Silver with silver gilt, Diameter 74 cm

Location: Real Academia de la Historia, Madrid

The large plate is divided into two nearly equal pieces by a jagged line of cracks which runs from the upper left to the lower right. This damage differs from the smaller networks of cracks that coincide with the outlines of figures represented to the far right. The main line of breakage is the result of purposeful attempts to divide the plate: blows of a chisel or a similar tool can be seen along the break. Examples of this practice have been found in barbarian silver hoards, although most pieces of scrap silver, or Hacksilber, are smaller than the halves of the missorium. 
Traces of gilding remain in the individual letters of an inscription that circles the plate. It reads D(ominus) N(oster) THEODOSIVS PERPET(uus) AVG(ustus) OB DIEM FELICISSIMVM x and refers to the celebration of Theodosius' decennalia in 388. The emperor is shown enthroned on axis before a facade with an arcuated lintel. He is flanked by two princes, Valentinian II to his right and Arcadius to his left. All three wear lavishly embroidered tunics and mantles and jeweled fibulae and diadems. The three are distinguished from one another by relative size and attributes. Theodosius is the largest; Valentinian is next in size with attributes of scepter and orb; and Arcadius is the smallest, represented with an orb. They are all larger than the other human figures and all three have haloes. Two guards flank the imperial figures at each side, while an official approaches the emperor to receive the codicil of an imperial commission. In the exergue a personification of the earth, or abundance, reclines among grain stalks, holding a cornucopia; three Erotes offer fruits and flowers. 
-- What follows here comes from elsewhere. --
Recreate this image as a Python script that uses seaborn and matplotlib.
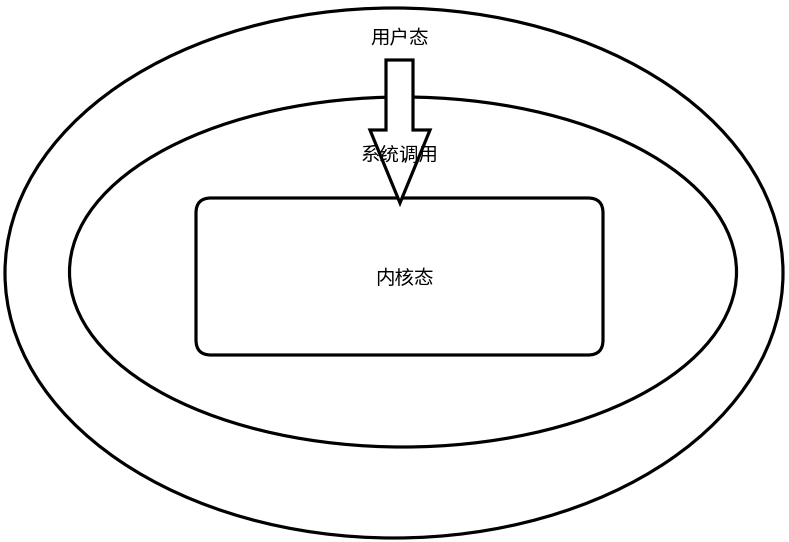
import matplotlib
matplotlib.use("Agg")
import matplotlib.pyplot as plt
import seaborn as sns
from matplotlib.patches import Ellipse, FancyBboxPatch, Polygon

sns.set_theme(style="white")
plt.rcParams['font.family'] = ['Noto Sans CJK SC', 'DejaVu Sans']

labels = ["用户态", "系统调用", "内核态"]
label_x = [400, 400, 404]
label_y = [39, 155, 278]

fig = plt.figure(figsize=(7.89, 5.42), dpi=100)
ax = fig.add_axes([0, 0, 1, 1])
ax.set_xlim(0, 789)
ax.set_ylim(542, 0)
ax.axis("off")
lw = 2.3
ax.add_patch(Ellipse((394, 273), 778, 530, fill=False, lw=lw, color="black"))
ax.add_patch(Ellipse((403, 272), 667, 350, fill=False, lw=lw, color="black"))
ax.add_patch(FancyBboxPatch((211, 213), 377, 127, boxstyle="round,pad=15",
                            fill=False, lw=lw, color="black"))
arrow = [(386, 60), (413, 60), (413, 130), (430, 130), (400, 203),
         (370, 130), (386, 130)]
ax.add_patch(Polygon(arrow, closed=True, facecolor="white", edgecolor="black", lw=lw))
for t, x, y in zip(labels, label_x, label_y):
    ax.text(x, y, t, ha="center", va="center", fontsize=14, color="black", zorder=5)
fig.savefig("out.png", dpi=100)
The very low relief is detailed by fine patterns of stippling and engraved line. The drapery of the figures in the main scene is plastic in conception, consisting of softly modeled surfaces contained within simple outlines. The faces of the emperor and the princes are understood as miniature sculptures whose style can be paralleled in the large-scale portraits of the Theodosian dynasty. By contrast, the personification in the exergue is treated in a cursive, linear style. The spatially complex posture is translated into a two-dimensional design; the drapery is characterized by numerous fine folds and a rippling border. 
While the missorium is easily dated, a place of origin is more difficult to determine. A Greek inscription on the back records the plate's weight (fifty Roman pounds) and may indicate a Greek-speaking craftsman. The cities of Constantinople and Thessaloniki, where the imperial anniversary was celebrated in 388, are the most plausible centers for the execution of the missorium, an official gift to a high-ranking dignitary. Found with two silver cups near Almendralejo, in the province of Badajoz, Spain, in 1847.